The second development was domestic but strategically relevant: a burst of state-level political instability in early June, including the snap poll call in Negeri Sembilan reported on 6 June and the broader warning on 9 June that key state contests were becoming a test of Prime Minister Anwar Ibrahim’s ability to control or discipline allied parties inside his governing coalition Reuters, The Business Times. For foreign policy, the point is not the local races themselves but the decision structure they expose: Anwar remains both prime minister and finance minister, but a coalition distracted by state contests has less bandwidth for costly external initiatives and more incentive to default to consensus ASEAN language, low-risk China policy, and incremental rather than confrontational positions on trade and maritime disputes The Business Times.

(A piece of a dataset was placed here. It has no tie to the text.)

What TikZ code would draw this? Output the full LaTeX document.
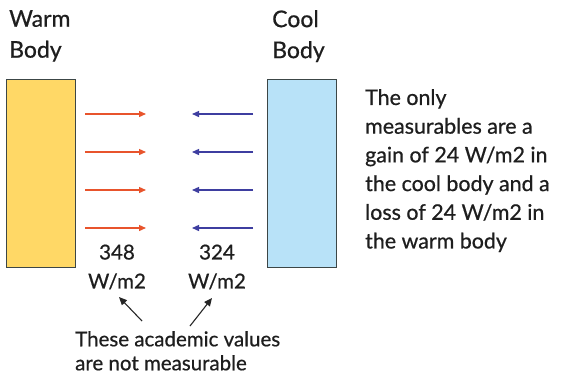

The one development to watch next quarter is whether domestic coalition strain starts constraining Malaysia’s external posture in a measurable way, above all on ASEAN agenda-setting and China-facing policy. If snap-state contests or coalition infighting intensify, Kuala Lumpur is likely to protect regime and coalition stability before status-seeking diplomacy, which would show up as vaguer ASEAN chairmanship deliverables, fewer high-risk trade or maritime initiatives, and heavier reliance on established non-alignment language from Wisma Putra rather than new policy departures The Business Times, The Star.